A prospective study of psychiatrically well Amish children to determine differences in the frequency and pattern of clinical features that may be prodromal for bipolar I disorder.

METHOD:

Children with a bipolar I parent (n = 100) and children of well parents in a matched control sample (n = 110) were assessed annually for 7 years with semistructured interviews covering medical/developmental features and symptoms/behaviors that are possibly prodromal for bipolarity. Randomized histories of these 210 children were evaluated blindly by 4 clinicians for independent ratings of risk for bipolarity.

RESULTS:

Thirty-eight percent of the children of bipolar parents were rated as at risk compared with 17% of children in the control sample. Most control sample children with risk ratings had well parents with a bipolar sibling (i.e., family history positive). Children with family histories negative for mental illness rarely received even a low risk rating.
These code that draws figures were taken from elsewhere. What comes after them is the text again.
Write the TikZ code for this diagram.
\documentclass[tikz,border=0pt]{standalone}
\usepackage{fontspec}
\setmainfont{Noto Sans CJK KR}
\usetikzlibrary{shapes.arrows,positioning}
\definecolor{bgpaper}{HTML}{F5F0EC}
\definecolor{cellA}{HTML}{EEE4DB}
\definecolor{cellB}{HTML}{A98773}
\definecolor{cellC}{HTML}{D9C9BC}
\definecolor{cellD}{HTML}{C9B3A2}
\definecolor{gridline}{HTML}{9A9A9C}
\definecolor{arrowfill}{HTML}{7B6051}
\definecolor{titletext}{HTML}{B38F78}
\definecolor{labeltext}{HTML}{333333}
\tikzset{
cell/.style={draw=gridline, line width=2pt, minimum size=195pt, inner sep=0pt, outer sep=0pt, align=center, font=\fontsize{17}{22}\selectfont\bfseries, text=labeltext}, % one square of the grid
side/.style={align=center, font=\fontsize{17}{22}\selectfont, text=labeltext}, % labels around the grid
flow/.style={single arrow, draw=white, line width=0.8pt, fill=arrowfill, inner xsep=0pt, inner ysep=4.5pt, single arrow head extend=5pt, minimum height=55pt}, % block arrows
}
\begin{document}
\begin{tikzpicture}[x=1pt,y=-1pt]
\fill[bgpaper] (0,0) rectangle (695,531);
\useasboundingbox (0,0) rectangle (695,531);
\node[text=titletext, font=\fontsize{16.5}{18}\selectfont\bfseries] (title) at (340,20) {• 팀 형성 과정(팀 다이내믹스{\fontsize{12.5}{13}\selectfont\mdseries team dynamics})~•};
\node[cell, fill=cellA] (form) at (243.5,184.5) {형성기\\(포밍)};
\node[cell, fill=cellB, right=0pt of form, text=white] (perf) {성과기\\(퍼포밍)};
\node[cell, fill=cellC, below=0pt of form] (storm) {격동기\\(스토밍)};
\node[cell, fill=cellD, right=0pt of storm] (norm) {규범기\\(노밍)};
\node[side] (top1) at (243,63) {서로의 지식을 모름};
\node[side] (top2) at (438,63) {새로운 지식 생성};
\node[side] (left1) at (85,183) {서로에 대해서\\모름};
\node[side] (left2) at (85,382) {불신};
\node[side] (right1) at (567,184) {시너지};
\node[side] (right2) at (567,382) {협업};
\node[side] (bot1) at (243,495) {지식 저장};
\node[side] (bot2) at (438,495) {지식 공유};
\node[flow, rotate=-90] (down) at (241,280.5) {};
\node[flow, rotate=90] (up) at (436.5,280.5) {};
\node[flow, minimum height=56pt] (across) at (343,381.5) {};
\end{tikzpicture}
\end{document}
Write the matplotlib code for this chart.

Clinical features significantly (p <or=.05) more frequent among children of a bipolar parent included mood lability, low energy, anxious/worried, hyper-alert, attention problems/distractible and school role impairment, easily excited, sensitivity, somatic complaints, and stubborn/determined.

CONCLUSION:

Mini-clusters of early possible predictors suggest a natural history of episodic prodromal features rather than the chronic symptom pattern sometimes described for children at risk for bipolar disorder.